Source excerpt:
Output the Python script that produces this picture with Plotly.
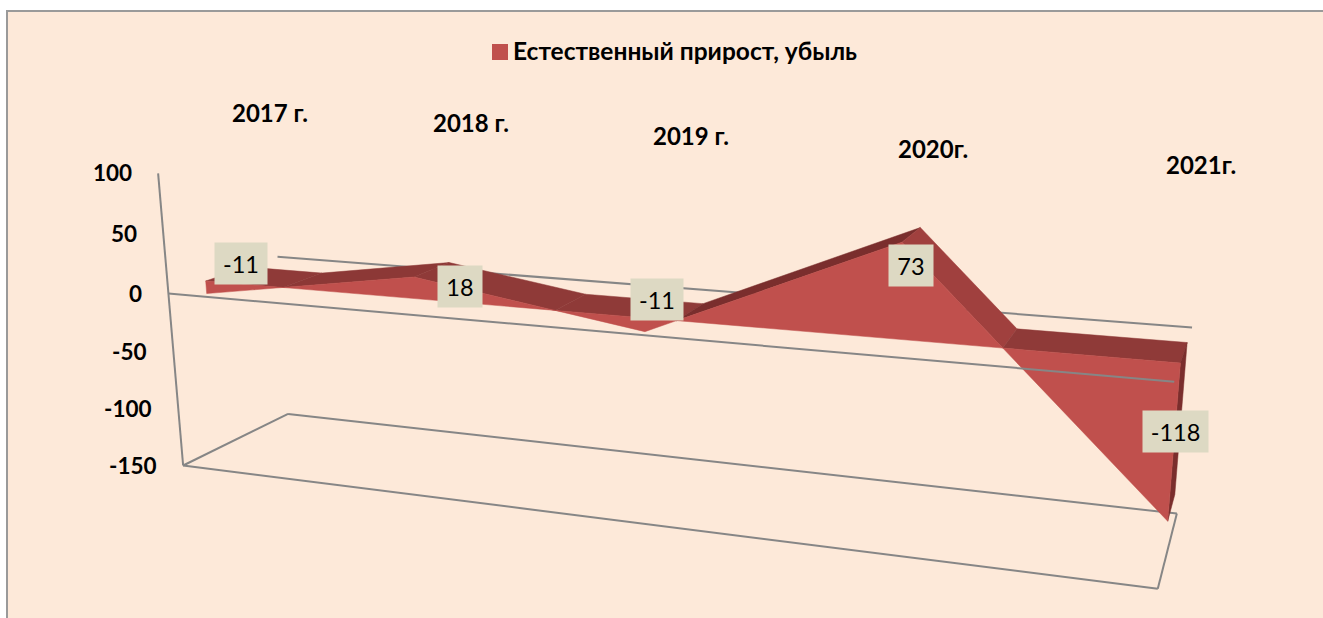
import numpy as np
import plotly.graph_objects as go

# ---------- data ----------
YEARS = ["2017 г.", "2018 г.", "2019 г.", "2020г.", "2021г."]
VALUES = [-11, 18, -11, 73, -118]
SERIES_NAME = "Естественный прирост, убыль"
Y_TICKS = [100, 50, 0, -50, -100, -150]

# ---------- style ----------
W, H = 1323, 618
BG = "#FDE9D9"
BORDER = "#9A9A9A"
GRID = "#868686"
FRONT = "#C0504D"
FLAT = "#8F3A38"
SEG_SHADE = ["#8C3836", "#8F3A38", "#7A2E2D", "#A0403E"]
SIDE = "#7A2E2D"
LABEL_BG = "#DDD9C3"
FONT = "Lato, Carlito, 'Open Sans', sans-serif"
LABEL_BOXES = [(241, 263.5, 52, 41), (460, 286.5, 44, 41), (657, 299.5, 52, 41),
               (911, 265.5, 44, 41), (1175.5, 431.5, 65, 41)]
CAT_POS = [(270, 112.5), (471, 122.5), (691, 135.5), (933, 148.5), (1201, 164.5)]

# ---------- projection of the 3-D box, fitted on its corners ----------
T0, T1 = 0, len(VALUES) - 1
VMAX, VZERO, VMIN = Y_TICKS[0], 0, Y_TICKS[-1]
DA, DB = 0.32, 0.70   # depth of the area slab inside the box
CAL = [
    ((T0, 0, VMAX), (158, 172)), ((T0, 0, VZERO), (170, 293)), ((T0, 0, VMIN), (183, 465)),
    ((T1, 0, VZERO), (1175, 382)), ((T1, 0, VMIN), (1158, 589)),
    ((T0, 1, VZERO), (278, 257)), ((T0, 1, VMIN), (288, 414)),
    ((T1, 1, VZERO), (1192, 327)), ((T1, 1, VMIN), (1178, 515)),
    ((T0, DA, VZERO), (204, 283)), ((T1, DA, VZERO), (1180, 364)),
    ((T1, DA, -118), (1167, 523)), ((T1, DB, VZERO), (1187, 343)),
    ((T1, DB, -118), (1174, 490)),
]
def _norm(p):
    return (p[0] / 4.0, p[1], p[2] / 150.0)
_A = []
for w, (u, v) in CAL:
    X, Y, Z = _norm(w)
    u, v = u / 1000.0, v / 1000.0
    _A.append([X, Y, Z, 1, 0, 0, 0, 0, -u * X, -u * Y, -u * Z, -u])
    _A.append([0, 0, 0, 0, X, Y, Z, 1, -v * X, -v * Y, -v * Z, -v])
P = np.linalg.svd(np.array(_A))[2][-1].reshape(3, 4)

def proj(t, d, v):
    X, Y, Z = _norm((t, d, v))
    q = P @ np.array([X, Y, Z, 1.0])
    return q[0] / q[2] * 1000.0, q[1] / q[2] * 1000.0

fig = go.Figure()

def poly(points, color, name=None):
    xs, ys = zip(*[proj(*p) for p in points])
    fig.add_trace(go.Scatter(x=list(xs) + [xs[0]], y=list(ys) + [ys[0]], mode="lines", fill="toself",
                             fillcolor=color, line=dict(color=color, width=0.5),
                             hoverinfo="skip", showlegend=False, name=name))

def line(a, b, width=2):
    xs, ys = zip(proj(*a), proj(*b))
    fig.add_trace(go.Scatter(x=list(xs), y=list(ys), mode="lines", line=dict(color=GRID, width=width),
                             hoverinfo="skip", showlegend=False))

# floor and back grid line
line((T0, 0, VMIN), (T1, 0, VMIN))
line((T1, 0, VMIN), (T1, 1, VMIN))
line((T1, 1, VMIN), (T0, 1, VMIN))
line((T0, 1, VMIN), (T0, 0, VMIN))
line((T0, 1, VZERO), (T1, 1, VZERO))

# profile with its zero crossings
profile = []
for i, v in enumerate(VALUES):
    profile.append((float(i), float(v), i))
    if i < T1 and v * VALUES[i + 1] < 0:
        profile.append((i + v / (v - VALUES[i + 1]), 0.0, i))

# top surface of the slab (only what lies above zero slopes; below zero the zero plane shows)
for (t1, v1, s1), (t2, v2, _) in zip(profile, profile[1:]):
    a, b = max(v1, 0), max(v2, 0)
    col = FLAT if a == 0 and b == 0 else SEG_SHADE[s1]
    poly([(t1, DA, a), (t2, DA, b), (t2, DB, b), (t1, DB, a)], col)

# right side
poly([(T1, DA, 0), (T1, DB, 0), (T1, DB, VALUES[-1]), (T1, DA, VALUES[-1])], SIDE)

# front face
front = [(t, DA, v) for t, v, _ in profile] + [(T1, DA, 0), (T0, DA, 0)]
poly(front, FRONT, SERIES_NAME)

# front zero line and value axis
line((T0, 0, VZERO), (T1, 0, VZERO))
line((T0, 0, VMAX), (T0, 0, VMIN))

# legend entry: swatch and text
fig.add_trace(go.Scatter(x=[500], y=[52], mode="markers", marker=dict(symbol="square", size=16, color=FRONT),
                         hoverinfo="skip", showlegend=False))

annots = [dict(x=511, y=50.5, xref="x", yref="y", text=SERIES_NAME, showarrow=False, xanchor="left",
               yanchor="middle", font=dict(family=FONT, size=24.5, color="black", weight="bold"))]
for tick in Y_TICKS:
    px, py = proj(T0, 0, tick)
    annots.append(dict(x=px - 24, y=py - 0.5, xref="x", yref="y", text=str(tick), showarrow=False,
                       xanchor="right", yanchor="middle",
                       font=dict(family=FONT, size=22.5, color="black", weight="bold")))
for name, (cx, cy) in zip(YEARS, CAT_POS):
    annots.append(dict(x=cx, y=cy, xref="x", yref="y", text=name, showarrow=False,
                       font=dict(family=FONT, size=24, color="black", weight="bold")))
for v, (cx, cy, bw, bh) in zip(VALUES, LABEL_BOXES):
    annots.append(dict(x=cx, y=cy, xref="x", yref="y", text=str(v), showarrow=False,
                       width=bw, height=bh, bgcolor=LABEL_BG, borderpad=0, align="center", valign="middle",
                       font=dict(family=FONT, size=23.5, color="black")))

fig.update_layout(
    width=W, height=H, margin=dict(l=0, r=0, t=0, b=0),
    paper_bgcolor="white", plot_bgcolor="white",
    xaxis=dict(range=[0, W], visible=False, fixedrange=True),
    yaxis=dict(range=[H, 0], visible=False, fixedrange=True),
    shapes=[dict(type="rect", xref="x", yref="y", x0=7, y0=11, x1=W + 20, y1=H + 20,
                 fillcolor=BG, line=dict(color=BORDER, width=2), layer="below")],
    annotations=annots,
    showlegend=False,
)
fig.write_html("out.html", config={"displayModeBar": False},
               post_script="document.body.style.margin='0';document.documentElement.style.overflow='hidden';")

Written exercise:
Reproduce each line exactly as it appears, omitting the pictures.

Final result:
Output the Python script that produces this picture with Plotly.
import numpy as np
import plotly.graph_objects as go

# ---------- data ----------
YEARS = ["2017 г.", "2018 г.", "2019 г.", "2020г.", "2021г."]
VALUES = [-11, 18, -11, 73, -118]
SERIES_NAME = "Естественный прирост, убыль"
Y_TICKS = [100, 50, 0, -50, -100, -150]

# ---------- style ----------
W, H = 1323, 618
BG = "#FDE9D9"
BORDER = "#9A9A9A"
GRID = "#868686"
FRONT = "#C0504D"
FLAT = "#8F3A38"
SEG_SHADE = ["#8C3836", "#8F3A38", "#7A2E2D", "#A0403E"]
SIDE = "#7A2E2D"
LABEL_BG = "#DDD9C3"
FONT = "Lato, Carlito, 'Open Sans', sans-serif"
LABEL_BOXES = [(241, 263.5, 52, 41), (460, 286.5, 44, 41), (657, 299.5, 52, 41),
               (911, 265.5, 44, 41), (1175.5, 431.5, 65, 41)]
CAT_POS = [(270, 112.5), (471, 122.5), (691, 135.5), (933, 148.5), (1201, 164.5)]

# ---------- projection of the 3-D box, fitted on its corners ----------
T0, T1 = 0, len(VALUES) - 1
VMAX, VZERO, VMIN = Y_TICKS[0], 0, Y_TICKS[-1]
DA, DB = 0.32, 0.70   # depth of the area slab inside the box
CAL = [
    ((T0, 0, VMAX), (158, 172)), ((T0, 0, VZERO), (170, 293)), ((T0, 0, VMIN), (183, 465)),
    ((T1, 0, VZERO), (1175, 382)), ((T1, 0, VMIN), (1158, 589)),
    ((T0, 1, VZERO), (278, 257)), ((T0, 1, VMIN), (288, 414)),
    ((T1, 1, VZERO), (1192, 327)), ((T1, 1, VMIN), (1178, 515)),
    ((T0, DA, VZERO), (204, 283)), ((T1, DA, VZERO), (1180, 364)),
    ((T1, DA, -118), (1167, 523)), ((T1, DB, VZERO), (1187, 343)),
    ((T1, DB, -118), (1174, 490)),
]
def _norm(p):
    return (p[0] / 4.0, p[1], p[2] / 150.0)
_A = []
for w, (u, v) in CAL:
    X, Y, Z = _norm(w)
    u, v = u / 1000.0, v / 1000.0
    _A.append([X, Y, Z, 1, 0, 0, 0, 0, -u * X, -u * Y, -u * Z, -u])
    _A.append([0, 0, 0, 0, X, Y, Z, 1, -v * X, -v * Y, -v * Z, -v])
P = np.linalg.svd(np.array(_A))[2][-1].reshape(3, 4)

def proj(t, d, v):
    X, Y, Z = _norm((t, d, v))
    q = P @ np.array([X, Y, Z, 1.0])
    return q[0] / q[2] * 1000.0, q[1] / q[2] * 1000.0

fig = go.Figure()

def poly(points, color, name=None):
    xs, ys = zip(*[proj(*p) for p in points])
    fig.add_trace(go.Scatter(x=list(xs) + [xs[0]], y=list(ys) + [ys[0]], mode="lines", fill="toself",
                             fillcolor=color, line=dict(color=color, width=0.5),
                             hoverinfo="skip", showlegend=False, name=name))

def line(a, b, width=2):
    xs, ys = zip(proj(*a), proj(*b))
    fig.add_trace(go.Scatter(x=list(xs), y=list(ys), mode="lines", line=dict(color=GRID, width=width),
                             hoverinfo="skip", showlegend=False))

# floor and back grid line
line((T0, 0, VMIN), (T1, 0, VMIN))
line((T1, 0, VMIN), (T1, 1, VMIN))
line((T1, 1, VMIN), (T0, 1, VMIN))
line((T0, 1, VMIN), (T0, 0, VMIN))
line((T0, 1, VZERO), (T1, 1, VZERO))

# profile with its zero crossings
profile = []
for i, v in enumerate(VALUES):
    profile.append((float(i), float(v), i))
    if i < T1 and v * VALUES[i + 1] < 0:
        profile.append((i + v / (v - VALUES[i + 1]), 0.0, i))

# top surface of the slab (only what lies above zero slopes; below zero the zero plane shows)
for (t1, v1, s1), (t2, v2, _) in zip(profile, profile[1:]):
    a, b = max(v1, 0), max(v2, 0)
    col = FLAT if a == 0 and b == 0 else SEG_SHADE[s1]
    poly([(t1, DA, a), (t2, DA, b), (t2, DB, b), (t1, DB, a)], col)

# right side
poly([(T1, DA, 0), (T1, DB, 0), (T1, DB, VALUES[-1]), (T1, DA, VALUES[-1])], SIDE)

# front face
front = [(t, DA, v) for t, v, _ in profile] + [(T1, DA, 0), (T0, DA, 0)]
poly(front, FRONT, SERIES_NAME)

# front zero line and value axis
line((T0, 0, VZERO), (T1, 0, VZERO))
line((T0, 0, VMAX), (T0, 0, VMIN))

# legend entry: swatch and text
fig.add_trace(go.Scatter(x=[500], y=[52], mode="markers", marker=dict(symbol="square", size=16, color=FRONT),
                         hoverinfo="skip", showlegend=False))

annots = [dict(x=511, y=50.5, xref="x", yref="y", text=SERIES_NAME, showarrow=False, xanchor="left",
               yanchor="middle", font=dict(family=FONT, size=24.5, color="black", weight="bold"))]
for tick in Y_TICKS:
    px, py = proj(T0, 0, tick)
    annots.append(dict(x=px - 24, y=py - 0.5, xref="x", yref="y", text=str(tick), showarrow=False,
                       xanchor="right", yanchor="middle",
                       font=dict(family=FONT, size=22.5, color="black", weight="bold")))
for name, (cx, cy) in zip(YEARS, CAT_POS):
    annots.append(dict(x=cx, y=cy, xref="x", yref="y", text=name, showarrow=False,
                       font=dict(family=FONT, size=24, color="black", weight="bold")))
for v, (cx, cy, bw, bh) in zip(VALUES, LABEL_BOXES):
    annots.append(dict(x=cx, y=cy, xref="x", yref="y", text=str(v), showarrow=False,
                       width=bw, height=bh, bgcolor=LABEL_BG, borderpad=0, align="center", valign="middle",
                       font=dict(family=FONT, size=23.5, color="black")))

fig.update_layout(
    width=W, height=H, margin=dict(l=0, r=0, t=0, b=0),
    paper_bgcolor="white", plot_bgcolor="white",
    xaxis=dict(range=[0, W], visible=False, fixedrange=True),
    yaxis=dict(range=[H, 0], visible=False, fixedrange=True),
    shapes=[dict(type="rect", xref="x", yref="y", x0=7, y0=11, x1=W + 20, y1=H + 20,
                 fillcolor=BG, line=dict(color=BORDER, width=2), layer="below")],
    annotations=annots,
    showlegend=False,
)
fig.write_html("out.html", config={"displayModeBar": False},
               post_script="document.body.style.margin='0';document.documentElement.style.overflow='hidden';")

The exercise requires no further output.